Il est difficile pour un chef d’entreprise d’envisager de se retirer du projet d’une vie. Qui reprendra, comment transmettre, quel coût cela va-t-il engendrer, sont autant de sujets qui méritent que l’on s’y penche avant le départ à la retraite. Xavier Colard, avocat associé chez Cazals Manzo Pichot Saint Quentin, revient sur les différents procédés à étudier dans le cadre d’une transmission familiale.
Décideurs. Quel est votre rôle dans le cadre d’une transmission d’entreprise familiale ?
Xavier Colard. En tant qu’avocats fiscalistes, nous accompagnons les clients dans la détermination et la mise en œuvre de leurs projets de transmission. Nous leur proposons différentes options en présentant les conséquences fiscales qui en découlent. Notre rôle est de trouver la meilleure structuration juridique et fiscale adaptée au projet de transmission de nos clients.
 
Existe-t-il des schémas à suivre ?
Tout naturellement, lorsque nous parlons de transmission au sein d’une famille, nous pensons à la génération suivante et par conséquent à la donation à titre gratuit des titres de la société aux enfants reprenants. La donation peut porter sur la pleine propriété des titres, ou uniquement sur la nue-propriété, le donateur se réservant l’usufruit. Elle peut également, sous certaines conditions, bénéficier du régime du pacte Dutreil qui permet de transmettre des titres d’une société éligible gratuitement, avec des taux effectifs intéressants, pouvant avoisiner 4 % ou 5 % dans certains cas. Certains dirigeants peuvent souhaiter transmettre leur entreprise sans vouloir la donner à leurs enfants. Dans ce cas, ils peuvent céder les titres soit directement à leurs enfants soit à un véhicule dédié dans le cadre une opération dite de Family Buy Out (FBO) venant financer le rachat des titres par de la dette. Il n’y a pas un modèle meilleur qu’un autre, le coût fiscal ne doit être que la conséquence de la mise en œuvre d’un projet affiné en écoutant nos clients.
 
Comment choisir l’un ou l’autre de ces schémas ?

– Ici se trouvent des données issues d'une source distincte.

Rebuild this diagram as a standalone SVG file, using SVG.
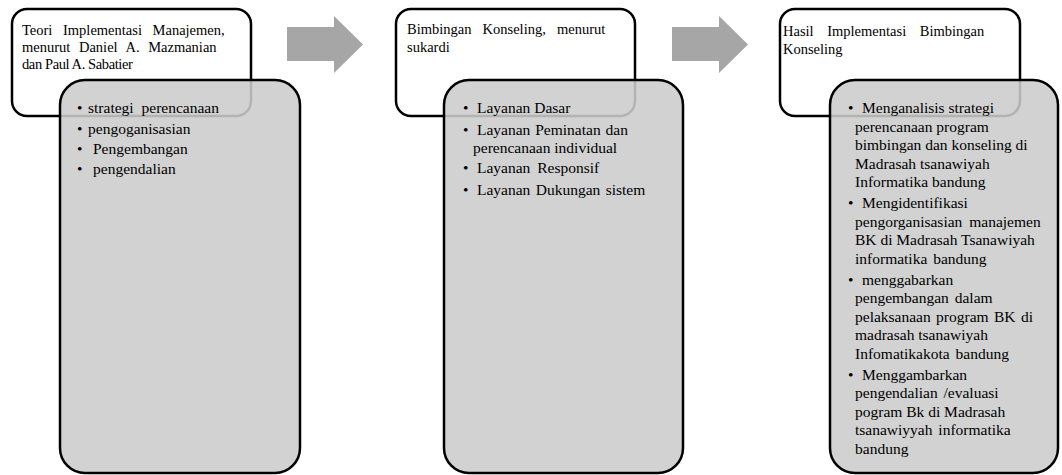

Le modèle choisi dépend du projet des clients et des modes d’éducation des familles. D‘un point de vue purement fiscal, la transmission à titre gratuit avec application du régime du pacte Dutreil est imbattable. Les taux d’imposition sont limités et la transmission est réalisée, ce qui n’est pas le cas d’un schéma de cession. En revanche, si le dirigeant sortant a besoin de liquidités pour financer sa retraite, il ne devra pas tout donner. Nous écoutons les projets pour déterminer les scénarios envisageables qui peuvent in fine aboutir à un mix des deux.
 
Pourquoi anticiper une telle opération ?
L’anticipation est le maître mot de la transmission. Il y a des questions à se poser en amont : est-ce que les enfants sont capables et ont envie de reprendre la société ? Quand et comment transmettre l’entreprise ?... De nombreux dirigeants ne prévoient rien et prennent le risque d’un accident ou d’une maladie. À ce moment-là, ils subissent une situation de fait. En matière de transmission, subir peut entraîner des conséquences financières et fiscales désastreuses sans avoir le choix du projet le plus bénéfique pour l’entreprise. Ce n’est pas parce que le sujet est mis sur la table que c’est la fin pour le dirigeant.
 
Quels sont les coûts fiscaux à prévoir et comment les optimiser ?
En cas de cession de titres de société détenus en direct, le dirigeant sera, en principe, soumis à la flat tax, voire à la contribution exceptionnelle sur les hauts revenus, soit à un montant total d’impôt pouvant s’élever à environ 34 % de la plus-value réalisée. Le chef d’entreprise pourra, alternativement et sous conditions, bénéficier d’une imposition au barème progressif avec application des abattements pour durée de détention. Dans ce scénario, le dirigeant pourra mettre en place des opérations préalables à la cession, telles que l’apport-cession, qui permet de reporter l’imposition à un événement ultérieur en remployant 60 % du produit de cession dans des investissements éligibles. Cette opération plaît beaucoup à nos clients. Au-delà de l’intérêt fiscal, cela leur permet de poursuivre une activité d’investisseur et de faire bénéficier à de jeunes dirigeants de leur expérience.